‘How Gauteng Health Department was plundered’

Report uncovers fraud and corrupt expenditure at the Gauteng Health Department.
Report uncovers fraud and corrupt expenditure at the Gauteng Health Department.
Image: 123RF/Lucian Coman

Corrupt expenditure and fraud totalling R1.2-billion was uncovered within the Gauteng Health Department by the Special Investigating Unit (SIU)‚ according to a report made public on Thursday.

The report details how the department was “captured” by senior officials and private companies in 2008 and 2009.

NGO Section27 accessed the report through a Promotion of Access to Information request. The final report was given to former president Jacob Zuma in 2017 by the SIU‚ but only released to the NGO last month by President Cyril Ramaphosa’s administration.

The report shows how senior officials in the Gauteng Department of Health and a former MEC were investigated for defrauding the department.

The Gauteng Health Department is currently in debt of more than R6-billion‚ it emerged during the Esidimeni hearings. The SIU report explains how some money went missing.

The alleged culprits are named in the report‚ but their identities are withheld in this article for legal reasons.

Corruption Watch said in a statement the SIU investigation spanned 2006-2010 and was authorised by a presidential proclamation issued in 2010. Yet its report was only handed to Zuma in March 2017.

“We find it frustrating that it took the SIU seven years to complete this investigation‚” said David Lewis‚ executive director of Corruption Watch.

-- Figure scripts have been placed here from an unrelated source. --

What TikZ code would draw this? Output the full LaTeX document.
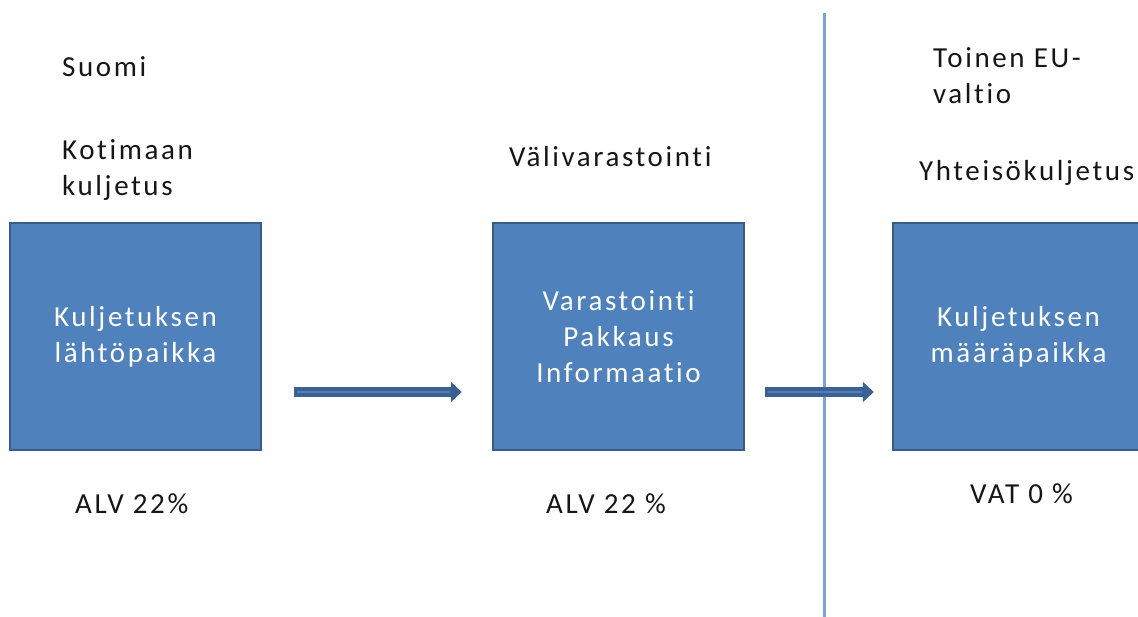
\documentclass[tikz,border=0pt]{standalone}
\usepackage{fontspec}
\setmainfont{Carlito}[LetterSpace=9,Ligatures={NoCommon}]
\usetikzlibrary{arrows.meta,calc}
\definecolor{boxfill}{HTML}{4F81BD}
\definecolor{boxline}{HTML}{385D8A}
\definecolor{arrowdark}{HTML}{3A6191}
\definecolor{divider}{HTML}{7BA3D3}
\definecolor{ink}{HTML}{161616}
\tikzset{
  stage/.style={draw=boxline, line width=2.5pt, fill=boxfill,
    minimum width=251pt, minimum height=227pt, inner sep=0pt,
    text=white, align=center, font=\fontsize{29}{36}\selectfont},
  caption/.style={anchor=base west, inner sep=0pt, text=ink, align=left,
    font=\fontsize{29}{36}\selectfont},
  flow/.style={line width=10pt, draw=arrowdark,
    -{Triangle[length=11pt,width=20pt]}},
  flowcore/.style={line width=2.5pt, draw=boxfill},
  border line/.style={draw=divider, line width=3pt}
}
\begin{document}
\begin{tikzpicture}[x=1pt,y=-1pt]
  \useasboundingbox (0,0) rectangle (1138,617);
  \clip (0,0) rectangle (1138,617);

  % border between the two countries
  \coordinate (divtop) at (824,13);
  \coordinate (divbot) at (824,620);
  \path[border line] (divtop) -- (divbot);

  % the three stages
  \node[stage] (orig) at (135.5,336.5) {Kuljetuksen\\lähtöpaikka};
  \node[stage] (mid)  at (618.5,336.5) {Varastointi\\Pakkaus\\Informaatio};
  \node[stage] (dest) at (1018.5,336.5) {Kuljetuksen\\määräpaikka};

  % headings (multi-line nodes sit on their last baseline)
  \node[caption] (country) at (62,77)  {Suomi};
  \node[caption] (domestic) at (62,196) {Kotimaan\\kuljetus};
  \node[caption] (storage) at (509,167) {Välivarastointi};
  \node[caption] (other) at (933,104) {Toinen EU-\\valtio};
  \node[caption] (intra) at (919,181) {Yhteisökuljetus};

  % tax rates
  \node[caption] (vat1) at (75,513)  {ALV 22\%};
  \node[caption] (vat2) at (546,513) {ALV 22 \%};
  \node[caption] (vat3) at (970,503) {VAT 0 \%};

  % flow arrows between the stages
  \coordinate (f1s) at ($(orig.east)+(32,55.5)$);
  \coordinate (f1e) at ($(mid.west)+(-30,55.5)$);
  \coordinate (f2s) at ($(mid.east)+(20,55.5)$);
  \coordinate (f2e) at ($(dest.west)+(-18,55.5)$);
  \draw[flow] (f1s) -- (f1e);
  \draw[flow] (f2s) -- (f2e);
  \draw[flowcore] ($(f1s)+(3,0)$) -- ($(f1e)+(-12,0)$);
  \draw[flowcore] ($(f2s)+(3,0)$) -- ($(f2e)+(-12,0)$);
\end{tikzpicture}
\end{document}
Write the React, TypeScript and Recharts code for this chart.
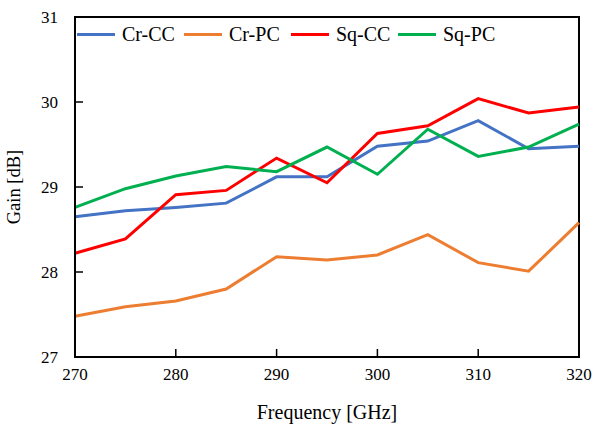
import { LineChart, Line, XAxis, YAxis, ReferenceArea } from "recharts"

const frequency = [270, 275, 280, 285, 290, 295, 300, 305, 310, 315, 320]
const crCC = [28.65, 28.72, 28.76, 28.81, 29.12, 29.12, 29.48, 29.54, 29.78, 29.45, 29.48]
const crPC = [27.48, 27.59, 27.66, 27.8, 28.18, 28.14, 28.2, 28.44, 28.11, 28.01, 28.58]
const sqCC = [28.22, 28.39, 28.91, 28.96, 29.34, 29.05, 29.63, 29.72, 30.04, 29.87, 29.94]
const sqPC = [28.76, 28.98, 29.13, 29.24, 29.18, 29.47, 29.15, 29.68, 29.36, 29.47, 29.74]

const xTicks = [270, 280, 290, 300, 310, 320]
const yTicks = [27, 28, 29, 30, 31]

const series = [
  { key: "crCC", name: "Cr-CC", color: "#4472C4" },
  { key: "crPC", name: "Cr-PC", color: "#ED7D31" },
  { key: "sqCC", name: "Sq-CC", color: "#FF0000" },
  { key: "sqPC", name: "Sq-PC", color: "#00B050" },
]

const data = frequency.map((f, i) => ({
  freq: f,
  crCC: crCC[i],
  crPC: crPC[i],
  sqCC: sqCC[i],
  sqPC: sqPC[i],
}))

const font = "'Liberation Serif', 'Times New Roman', serif"
const tickStyle = { fill: "#000", fontSize: 17, fontFamily: font }

const CustomLegend = () => (
  <div style={{ position: "absolute", top: 23, left: 77, display: "flex", fontFamily: font, fontSize: 20, color: "#000" }}>
    {series.map((s) => (
      <div key={s.key} style={{ width: 107, display: "flex", alignItems: "center" }}>
        <div style={{ width: 38, height: 3, background: s.color, marginRight: 7 }} />
        <span>{s.name}</span>
      </div>
    ))}
  </div>
)

export default function App() {
  return (
    <div style={{ position: "absolute", left: 0, top: 0, width: 605, height: 424, background: "#fff" }}>
      <LineChart width={605} height={424} data={data} margin={{ top: 17, right: 26, left: 0, bottom: 0 }}>
        <ReferenceArea x1={270} x2={320} y1={27} y2={31} fill="none" fillOpacity={0} stroke="#000" strokeWidth={2} />
        <XAxis
          dataKey="freq"
          type="number"
          domain={[270, 320]}
          ticks={xTicks}
          height={67}
          tickSize={-8}
          tickMargin={19}
          tickLine={{ stroke: "#000", strokeWidth: 1.5 }}
          axisLine={{ stroke: "#000", strokeWidth: 2 }}
          tick={tickStyle}
          label={{ value: "Frequency [GHz]", position: "insideBottom", offset: 5, style: { ...tickStyle, fontSize: 20 } }}
        />
        <YAxis
          domain={[27, 31]}
          ticks={yTicks}
          width={75}
          tickSize={-8}
          tickMargin={25}
          tickLine={{ stroke: "#000", strokeWidth: 1.5 }}
          axisLine={{ stroke: "#000", strokeWidth: 2 }}
          tick={tickStyle}
          label={{ value: "Gain [dB]", angle: -90, position: "insideLeft", offset: 13, style: { ...tickStyle, fontSize: 18.5, textAnchor: "middle" } }}
        />
        {series.map((s) => (
          <Line
            key={s.key}
            dataKey={s.key}
            name={s.name}
            stroke={s.color}
            strokeWidth={3}
            dot={false}
            isAnimationActive={false}
          />
        ))}
      </LineChart>
      <CustomLegend />
    </div>
  )
}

“This has abetted the extraordinary impunity enjoyed by major alleged perpetrators‚” he said‚ noting that one of the people fingered continues to occupy high political office.

Central to this “capture” by top provincial leaders was a company that was allegedly irregularly hired to work out how to best spend the Gauteng health budget from 2008 and 2009‚ according to the report. The SIU report found they didn’t actually do the work determining how to allocate the budget - the Gauteng department officials did.

The company made money by charging the Department of Health inflated prices for goods. One instance involved a contract to host a Department of Health conference. A proper tender process found a company could administer the conference for R300‚000. Instead the contract was given to a consulting firm‚ which sub-contracted it to an events company and charged R1.6-million.

It double-billed for work done and billed for work that was not completed or not done for the Department of Health‚ according to the investigation.

The company also flew a politician to Dubai twice‚ to Vienna‚ London‚ Mauritius‚ Lusaka‚ Cape Town and Durban.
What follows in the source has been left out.